For the entries that follow, tally the lines holding the string "Recreate". Give the total and nothing else.

Data to use.
— BEGIN —

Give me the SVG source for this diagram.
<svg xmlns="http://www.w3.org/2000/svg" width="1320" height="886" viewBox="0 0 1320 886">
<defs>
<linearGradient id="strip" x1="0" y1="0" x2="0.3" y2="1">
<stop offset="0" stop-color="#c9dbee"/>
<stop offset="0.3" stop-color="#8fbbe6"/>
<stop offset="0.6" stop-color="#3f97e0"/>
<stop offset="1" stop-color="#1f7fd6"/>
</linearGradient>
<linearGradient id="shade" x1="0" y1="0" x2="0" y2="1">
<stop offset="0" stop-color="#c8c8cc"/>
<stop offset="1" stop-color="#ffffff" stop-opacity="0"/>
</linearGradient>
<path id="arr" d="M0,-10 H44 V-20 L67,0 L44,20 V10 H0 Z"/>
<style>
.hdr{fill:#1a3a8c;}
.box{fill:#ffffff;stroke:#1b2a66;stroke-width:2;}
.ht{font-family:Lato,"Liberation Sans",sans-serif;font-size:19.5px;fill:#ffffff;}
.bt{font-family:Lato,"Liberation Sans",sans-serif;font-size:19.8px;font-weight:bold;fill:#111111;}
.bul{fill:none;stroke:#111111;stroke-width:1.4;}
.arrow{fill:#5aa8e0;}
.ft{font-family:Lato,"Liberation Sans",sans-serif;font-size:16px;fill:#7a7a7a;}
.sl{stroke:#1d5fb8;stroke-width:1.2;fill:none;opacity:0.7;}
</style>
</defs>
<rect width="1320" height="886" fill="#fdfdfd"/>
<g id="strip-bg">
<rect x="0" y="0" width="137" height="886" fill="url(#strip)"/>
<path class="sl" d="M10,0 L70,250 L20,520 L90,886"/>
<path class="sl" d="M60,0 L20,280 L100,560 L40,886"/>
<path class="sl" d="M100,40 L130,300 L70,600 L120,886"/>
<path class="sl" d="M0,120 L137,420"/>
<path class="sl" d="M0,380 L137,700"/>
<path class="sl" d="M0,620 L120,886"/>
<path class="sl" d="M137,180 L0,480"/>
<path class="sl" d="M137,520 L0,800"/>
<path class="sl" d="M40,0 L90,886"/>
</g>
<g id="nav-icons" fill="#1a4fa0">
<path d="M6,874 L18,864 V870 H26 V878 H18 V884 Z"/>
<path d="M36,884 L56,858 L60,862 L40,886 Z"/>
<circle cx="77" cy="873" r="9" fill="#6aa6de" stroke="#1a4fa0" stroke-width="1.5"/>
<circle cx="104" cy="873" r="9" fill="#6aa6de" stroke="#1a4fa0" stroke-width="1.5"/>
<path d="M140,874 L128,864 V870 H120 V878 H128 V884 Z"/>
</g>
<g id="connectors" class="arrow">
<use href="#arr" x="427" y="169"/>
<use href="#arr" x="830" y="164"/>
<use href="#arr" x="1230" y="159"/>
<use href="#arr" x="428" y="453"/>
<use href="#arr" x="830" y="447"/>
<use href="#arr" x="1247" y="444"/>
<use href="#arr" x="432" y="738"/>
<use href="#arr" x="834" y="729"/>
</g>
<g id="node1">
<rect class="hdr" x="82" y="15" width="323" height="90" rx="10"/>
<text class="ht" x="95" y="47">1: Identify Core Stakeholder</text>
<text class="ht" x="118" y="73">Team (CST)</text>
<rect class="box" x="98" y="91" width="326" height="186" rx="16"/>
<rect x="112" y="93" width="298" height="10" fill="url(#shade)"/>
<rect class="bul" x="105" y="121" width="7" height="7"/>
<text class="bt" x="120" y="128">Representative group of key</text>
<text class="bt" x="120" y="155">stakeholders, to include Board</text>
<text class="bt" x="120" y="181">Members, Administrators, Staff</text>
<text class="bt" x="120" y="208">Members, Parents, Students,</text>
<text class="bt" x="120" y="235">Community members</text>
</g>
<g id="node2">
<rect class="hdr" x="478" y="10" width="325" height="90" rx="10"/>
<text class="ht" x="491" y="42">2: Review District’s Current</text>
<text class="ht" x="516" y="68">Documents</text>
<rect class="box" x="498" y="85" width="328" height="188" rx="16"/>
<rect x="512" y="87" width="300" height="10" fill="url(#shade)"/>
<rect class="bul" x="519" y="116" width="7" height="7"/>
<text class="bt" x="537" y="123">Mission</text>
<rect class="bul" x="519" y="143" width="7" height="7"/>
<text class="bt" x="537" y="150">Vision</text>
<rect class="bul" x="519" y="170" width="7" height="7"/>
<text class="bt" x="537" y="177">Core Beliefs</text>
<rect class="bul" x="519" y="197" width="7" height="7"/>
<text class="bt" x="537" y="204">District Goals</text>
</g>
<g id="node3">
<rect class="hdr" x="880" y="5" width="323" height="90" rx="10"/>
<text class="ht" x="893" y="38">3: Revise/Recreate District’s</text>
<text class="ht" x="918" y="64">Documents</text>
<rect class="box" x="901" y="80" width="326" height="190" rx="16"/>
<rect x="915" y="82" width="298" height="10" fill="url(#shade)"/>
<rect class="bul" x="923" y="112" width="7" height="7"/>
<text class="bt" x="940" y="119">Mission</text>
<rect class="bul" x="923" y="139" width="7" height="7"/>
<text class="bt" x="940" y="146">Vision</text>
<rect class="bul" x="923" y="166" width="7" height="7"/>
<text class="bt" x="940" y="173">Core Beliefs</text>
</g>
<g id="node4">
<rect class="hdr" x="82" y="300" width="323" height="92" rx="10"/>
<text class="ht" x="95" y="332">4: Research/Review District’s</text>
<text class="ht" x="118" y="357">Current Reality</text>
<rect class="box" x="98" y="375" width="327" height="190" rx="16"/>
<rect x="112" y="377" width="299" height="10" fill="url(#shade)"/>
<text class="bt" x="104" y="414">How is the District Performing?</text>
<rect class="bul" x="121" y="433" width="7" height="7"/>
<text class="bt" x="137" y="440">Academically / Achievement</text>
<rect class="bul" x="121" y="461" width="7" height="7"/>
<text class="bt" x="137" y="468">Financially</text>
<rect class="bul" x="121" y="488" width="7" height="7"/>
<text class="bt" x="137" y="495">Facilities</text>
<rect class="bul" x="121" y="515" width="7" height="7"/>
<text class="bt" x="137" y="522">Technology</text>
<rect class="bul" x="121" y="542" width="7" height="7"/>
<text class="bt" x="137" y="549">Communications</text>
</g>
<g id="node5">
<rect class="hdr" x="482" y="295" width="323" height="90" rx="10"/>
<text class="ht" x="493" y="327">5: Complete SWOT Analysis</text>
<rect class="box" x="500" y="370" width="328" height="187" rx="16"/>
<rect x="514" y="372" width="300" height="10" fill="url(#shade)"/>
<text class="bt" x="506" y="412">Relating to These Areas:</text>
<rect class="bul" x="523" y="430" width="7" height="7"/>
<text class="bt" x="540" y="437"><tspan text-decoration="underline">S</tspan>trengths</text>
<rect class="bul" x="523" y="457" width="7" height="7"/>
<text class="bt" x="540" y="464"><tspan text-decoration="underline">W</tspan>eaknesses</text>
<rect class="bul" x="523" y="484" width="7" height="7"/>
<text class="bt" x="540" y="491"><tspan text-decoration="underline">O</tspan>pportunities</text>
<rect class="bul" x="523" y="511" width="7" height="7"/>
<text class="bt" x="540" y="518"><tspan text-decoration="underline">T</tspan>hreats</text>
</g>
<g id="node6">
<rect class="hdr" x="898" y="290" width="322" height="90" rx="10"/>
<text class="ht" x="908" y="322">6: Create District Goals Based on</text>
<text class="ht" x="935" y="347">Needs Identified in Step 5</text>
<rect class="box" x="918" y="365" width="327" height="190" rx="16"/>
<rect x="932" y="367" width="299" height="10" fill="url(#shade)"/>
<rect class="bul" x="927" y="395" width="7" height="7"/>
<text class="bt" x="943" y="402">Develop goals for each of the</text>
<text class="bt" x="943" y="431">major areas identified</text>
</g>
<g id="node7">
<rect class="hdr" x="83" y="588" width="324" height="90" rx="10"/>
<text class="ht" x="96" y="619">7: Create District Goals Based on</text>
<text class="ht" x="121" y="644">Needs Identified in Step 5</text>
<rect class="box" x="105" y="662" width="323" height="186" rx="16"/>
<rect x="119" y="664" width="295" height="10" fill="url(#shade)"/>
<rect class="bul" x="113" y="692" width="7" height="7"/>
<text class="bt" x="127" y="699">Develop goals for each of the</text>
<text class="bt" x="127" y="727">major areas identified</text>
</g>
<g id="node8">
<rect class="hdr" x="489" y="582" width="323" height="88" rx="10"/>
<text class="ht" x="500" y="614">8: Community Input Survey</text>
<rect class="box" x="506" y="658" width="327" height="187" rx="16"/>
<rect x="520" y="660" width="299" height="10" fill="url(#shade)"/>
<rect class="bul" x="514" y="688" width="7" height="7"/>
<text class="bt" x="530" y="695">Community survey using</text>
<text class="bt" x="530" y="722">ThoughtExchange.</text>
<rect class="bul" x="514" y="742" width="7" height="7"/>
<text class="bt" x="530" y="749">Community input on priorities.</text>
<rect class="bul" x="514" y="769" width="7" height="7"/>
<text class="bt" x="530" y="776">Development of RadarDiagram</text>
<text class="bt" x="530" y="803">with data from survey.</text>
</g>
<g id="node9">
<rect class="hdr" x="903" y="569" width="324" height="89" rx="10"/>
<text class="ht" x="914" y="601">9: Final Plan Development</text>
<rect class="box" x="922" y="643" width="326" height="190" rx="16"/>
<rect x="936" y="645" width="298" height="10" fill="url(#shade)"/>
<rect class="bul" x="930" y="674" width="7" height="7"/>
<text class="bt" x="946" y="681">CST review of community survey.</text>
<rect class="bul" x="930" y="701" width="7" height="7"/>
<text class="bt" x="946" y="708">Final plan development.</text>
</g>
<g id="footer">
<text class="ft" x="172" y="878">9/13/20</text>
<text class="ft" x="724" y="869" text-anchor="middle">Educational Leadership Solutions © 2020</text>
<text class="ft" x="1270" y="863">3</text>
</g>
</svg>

— END —
— BEGIN —

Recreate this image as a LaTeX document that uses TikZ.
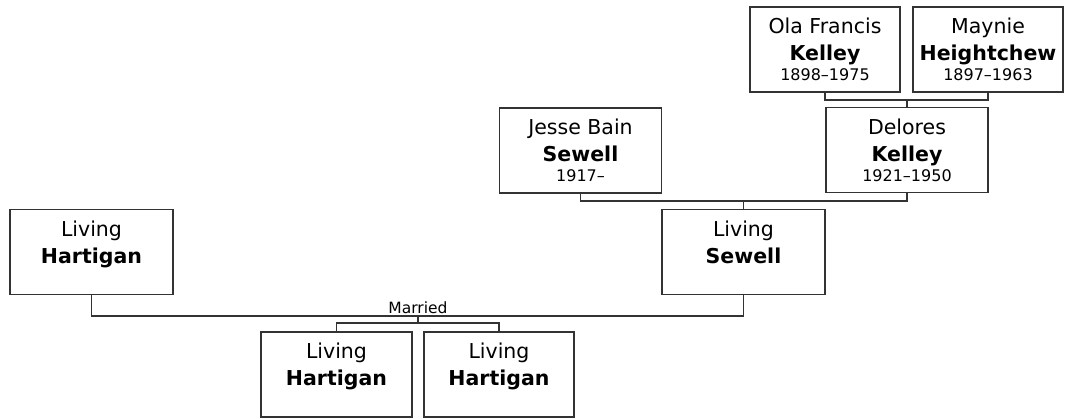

— END —

Result below.
2